> Given data
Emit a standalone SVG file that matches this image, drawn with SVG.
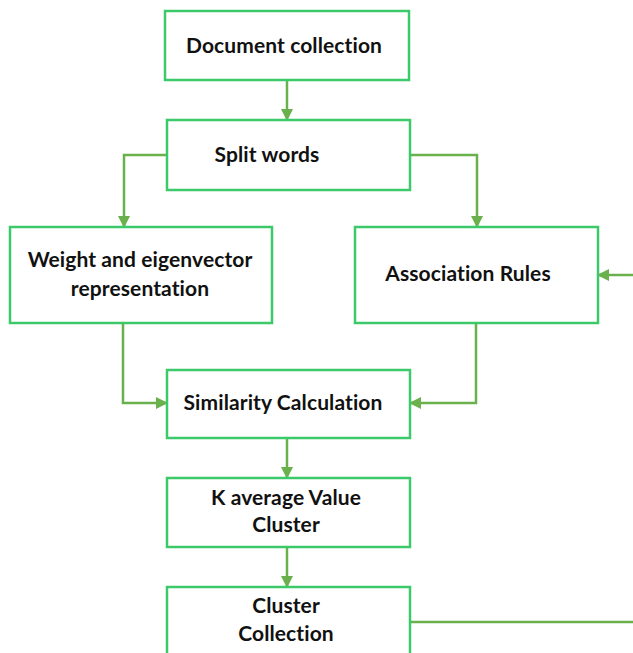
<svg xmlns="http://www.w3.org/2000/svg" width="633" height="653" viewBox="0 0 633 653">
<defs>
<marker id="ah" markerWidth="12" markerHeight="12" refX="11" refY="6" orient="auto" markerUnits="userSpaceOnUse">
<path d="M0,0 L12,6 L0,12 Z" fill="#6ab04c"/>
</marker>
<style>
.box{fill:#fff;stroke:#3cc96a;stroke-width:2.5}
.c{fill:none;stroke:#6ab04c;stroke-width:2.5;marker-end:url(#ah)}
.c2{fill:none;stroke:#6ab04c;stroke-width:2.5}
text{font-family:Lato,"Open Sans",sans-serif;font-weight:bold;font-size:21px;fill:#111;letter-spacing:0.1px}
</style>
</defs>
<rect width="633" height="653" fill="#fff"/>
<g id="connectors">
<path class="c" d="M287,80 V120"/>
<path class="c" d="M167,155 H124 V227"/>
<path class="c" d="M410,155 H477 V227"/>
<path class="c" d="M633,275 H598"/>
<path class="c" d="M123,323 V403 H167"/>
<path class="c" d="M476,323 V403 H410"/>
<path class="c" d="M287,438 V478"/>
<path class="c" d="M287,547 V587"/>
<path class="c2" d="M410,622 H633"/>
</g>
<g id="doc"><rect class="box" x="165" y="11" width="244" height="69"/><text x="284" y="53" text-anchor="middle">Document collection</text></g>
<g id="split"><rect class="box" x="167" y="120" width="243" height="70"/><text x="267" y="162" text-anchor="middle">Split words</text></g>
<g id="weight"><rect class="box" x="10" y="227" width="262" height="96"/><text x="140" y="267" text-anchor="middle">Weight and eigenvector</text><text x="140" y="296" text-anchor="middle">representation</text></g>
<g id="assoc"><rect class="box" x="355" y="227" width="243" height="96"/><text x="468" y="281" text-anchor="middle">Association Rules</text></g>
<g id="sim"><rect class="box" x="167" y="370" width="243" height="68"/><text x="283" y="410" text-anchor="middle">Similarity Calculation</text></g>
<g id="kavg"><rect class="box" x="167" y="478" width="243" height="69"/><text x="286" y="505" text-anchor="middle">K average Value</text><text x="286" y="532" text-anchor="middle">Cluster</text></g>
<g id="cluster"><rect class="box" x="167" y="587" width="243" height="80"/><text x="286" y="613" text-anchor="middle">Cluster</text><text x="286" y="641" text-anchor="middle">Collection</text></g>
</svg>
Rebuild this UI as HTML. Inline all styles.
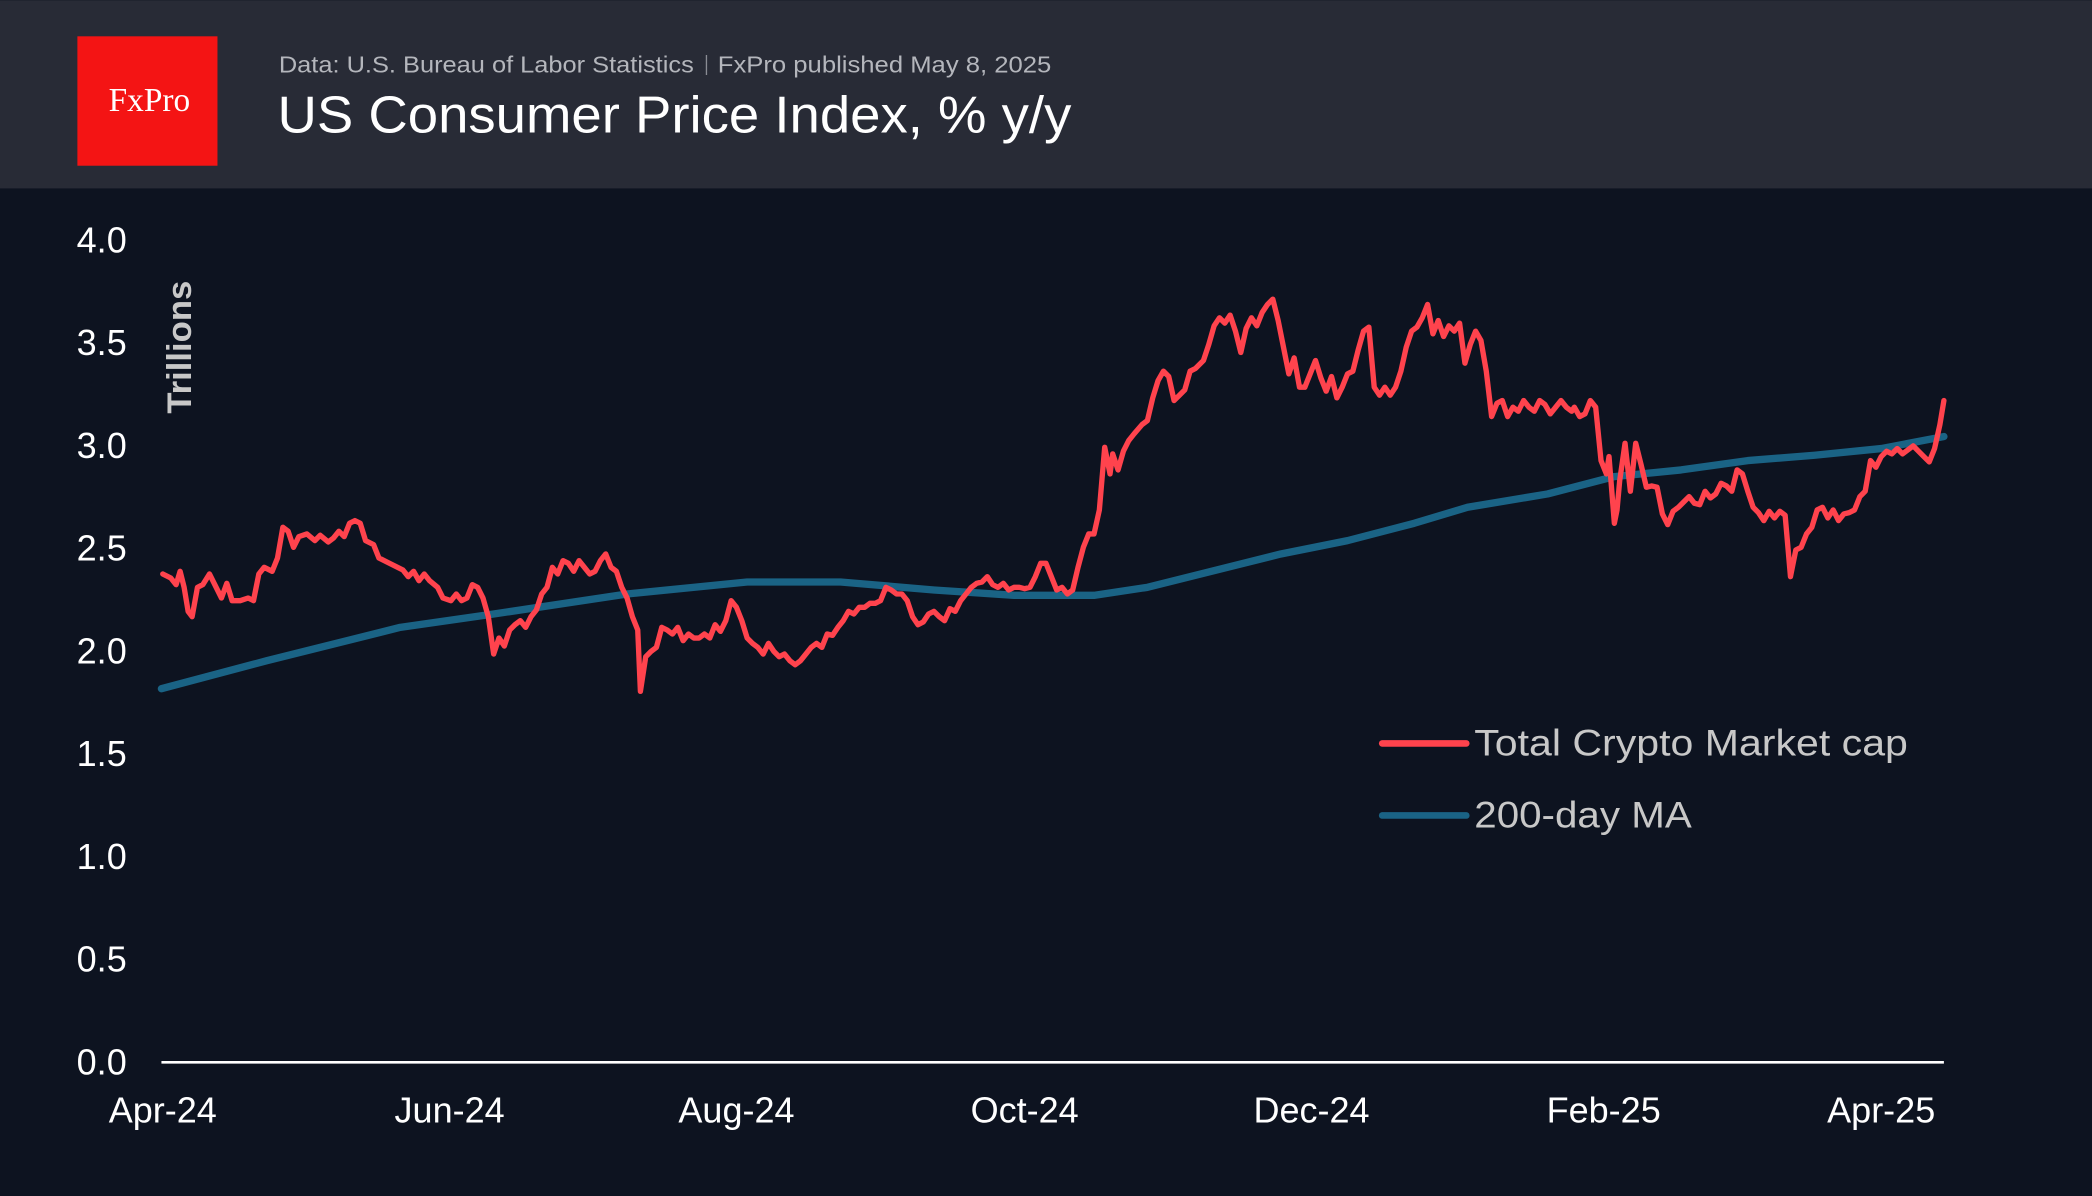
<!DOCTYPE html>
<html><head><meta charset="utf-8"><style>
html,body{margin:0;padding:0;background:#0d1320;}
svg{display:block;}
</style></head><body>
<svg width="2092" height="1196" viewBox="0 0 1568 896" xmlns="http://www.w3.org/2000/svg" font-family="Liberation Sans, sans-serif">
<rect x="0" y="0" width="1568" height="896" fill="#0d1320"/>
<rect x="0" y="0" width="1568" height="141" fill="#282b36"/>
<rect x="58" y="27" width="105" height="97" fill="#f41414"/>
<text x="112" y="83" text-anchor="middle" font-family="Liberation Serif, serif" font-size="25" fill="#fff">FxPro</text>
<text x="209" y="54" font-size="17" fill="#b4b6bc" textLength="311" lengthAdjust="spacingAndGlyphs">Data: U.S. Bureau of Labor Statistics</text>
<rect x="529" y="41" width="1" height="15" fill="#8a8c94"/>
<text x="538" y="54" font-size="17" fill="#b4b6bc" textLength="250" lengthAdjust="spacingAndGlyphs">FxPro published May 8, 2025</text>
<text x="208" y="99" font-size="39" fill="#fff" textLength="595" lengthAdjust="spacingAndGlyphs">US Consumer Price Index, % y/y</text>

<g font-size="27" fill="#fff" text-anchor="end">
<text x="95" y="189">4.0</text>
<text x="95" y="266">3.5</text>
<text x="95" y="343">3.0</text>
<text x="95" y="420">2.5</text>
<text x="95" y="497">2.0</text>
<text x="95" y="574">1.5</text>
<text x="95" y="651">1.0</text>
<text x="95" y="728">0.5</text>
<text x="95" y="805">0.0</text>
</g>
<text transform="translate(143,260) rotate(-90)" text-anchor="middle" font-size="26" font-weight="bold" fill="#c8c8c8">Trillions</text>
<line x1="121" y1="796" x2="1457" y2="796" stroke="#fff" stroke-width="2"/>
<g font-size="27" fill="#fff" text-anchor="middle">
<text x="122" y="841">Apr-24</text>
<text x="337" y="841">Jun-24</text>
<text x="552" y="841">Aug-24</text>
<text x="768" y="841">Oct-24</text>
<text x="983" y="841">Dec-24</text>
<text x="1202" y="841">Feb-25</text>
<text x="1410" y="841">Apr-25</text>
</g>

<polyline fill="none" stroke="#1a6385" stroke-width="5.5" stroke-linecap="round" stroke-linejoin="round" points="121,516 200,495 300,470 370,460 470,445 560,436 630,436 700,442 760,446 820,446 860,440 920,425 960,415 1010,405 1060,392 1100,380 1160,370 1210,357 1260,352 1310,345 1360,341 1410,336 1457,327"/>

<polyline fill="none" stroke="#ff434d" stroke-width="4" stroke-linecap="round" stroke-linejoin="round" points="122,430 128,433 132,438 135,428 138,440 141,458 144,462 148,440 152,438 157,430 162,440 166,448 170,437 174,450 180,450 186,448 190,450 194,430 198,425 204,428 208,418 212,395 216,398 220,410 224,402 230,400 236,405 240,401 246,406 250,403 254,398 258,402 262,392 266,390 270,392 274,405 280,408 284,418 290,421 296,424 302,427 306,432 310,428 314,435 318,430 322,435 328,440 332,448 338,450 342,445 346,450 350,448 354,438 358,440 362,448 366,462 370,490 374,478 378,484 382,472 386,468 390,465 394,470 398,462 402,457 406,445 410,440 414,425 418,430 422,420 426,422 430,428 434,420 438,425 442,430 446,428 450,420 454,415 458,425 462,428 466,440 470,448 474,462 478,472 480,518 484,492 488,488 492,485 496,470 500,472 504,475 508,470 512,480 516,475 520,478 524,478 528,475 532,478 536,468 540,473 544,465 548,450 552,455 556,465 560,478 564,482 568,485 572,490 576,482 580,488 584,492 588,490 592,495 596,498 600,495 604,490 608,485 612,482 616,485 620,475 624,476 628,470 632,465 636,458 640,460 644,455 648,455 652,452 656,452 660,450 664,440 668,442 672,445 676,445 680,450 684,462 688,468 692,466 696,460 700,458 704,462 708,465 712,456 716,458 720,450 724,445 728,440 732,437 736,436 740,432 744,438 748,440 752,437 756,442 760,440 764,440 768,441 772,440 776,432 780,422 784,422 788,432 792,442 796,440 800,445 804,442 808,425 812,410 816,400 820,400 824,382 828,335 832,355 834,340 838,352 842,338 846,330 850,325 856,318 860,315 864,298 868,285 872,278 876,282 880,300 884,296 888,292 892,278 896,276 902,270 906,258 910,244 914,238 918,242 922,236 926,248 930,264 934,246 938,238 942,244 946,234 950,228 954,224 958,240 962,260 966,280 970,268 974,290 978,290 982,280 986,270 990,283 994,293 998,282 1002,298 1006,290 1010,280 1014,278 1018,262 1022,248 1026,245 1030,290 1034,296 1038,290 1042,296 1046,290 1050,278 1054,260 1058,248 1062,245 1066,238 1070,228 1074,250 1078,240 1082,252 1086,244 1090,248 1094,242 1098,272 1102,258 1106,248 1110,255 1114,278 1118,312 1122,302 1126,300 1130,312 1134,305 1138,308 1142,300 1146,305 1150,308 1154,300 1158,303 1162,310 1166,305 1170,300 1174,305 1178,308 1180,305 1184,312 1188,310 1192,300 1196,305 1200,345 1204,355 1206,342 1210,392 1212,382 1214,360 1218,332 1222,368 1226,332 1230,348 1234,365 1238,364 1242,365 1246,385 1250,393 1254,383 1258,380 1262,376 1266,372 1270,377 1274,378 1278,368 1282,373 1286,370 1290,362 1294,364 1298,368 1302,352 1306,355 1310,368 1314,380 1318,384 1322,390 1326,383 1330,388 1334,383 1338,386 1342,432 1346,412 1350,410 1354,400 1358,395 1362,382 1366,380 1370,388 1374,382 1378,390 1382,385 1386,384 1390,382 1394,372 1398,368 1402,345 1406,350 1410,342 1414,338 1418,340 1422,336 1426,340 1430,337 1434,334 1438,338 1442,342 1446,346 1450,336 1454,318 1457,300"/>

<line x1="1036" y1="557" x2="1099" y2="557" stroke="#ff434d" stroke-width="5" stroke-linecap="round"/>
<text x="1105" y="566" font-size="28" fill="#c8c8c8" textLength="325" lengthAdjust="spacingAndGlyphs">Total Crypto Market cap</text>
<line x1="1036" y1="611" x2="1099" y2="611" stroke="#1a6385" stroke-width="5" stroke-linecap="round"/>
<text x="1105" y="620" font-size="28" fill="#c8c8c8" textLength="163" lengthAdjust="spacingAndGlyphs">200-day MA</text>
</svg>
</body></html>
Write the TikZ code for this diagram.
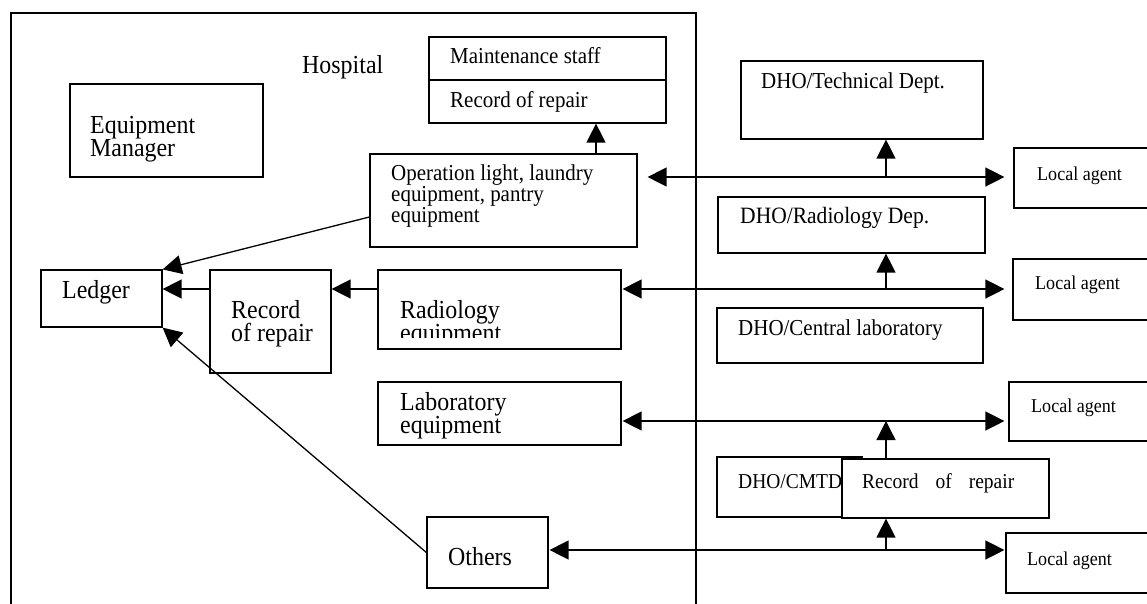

> Request
Scan the entries above. Copy each line that has the string "this".

> Result
Emit a standalone SVG file that matches this image, drawn with SVG.
Rebuild this UI as HTML. Inline all styles.
Write the TikZ code for this diagram.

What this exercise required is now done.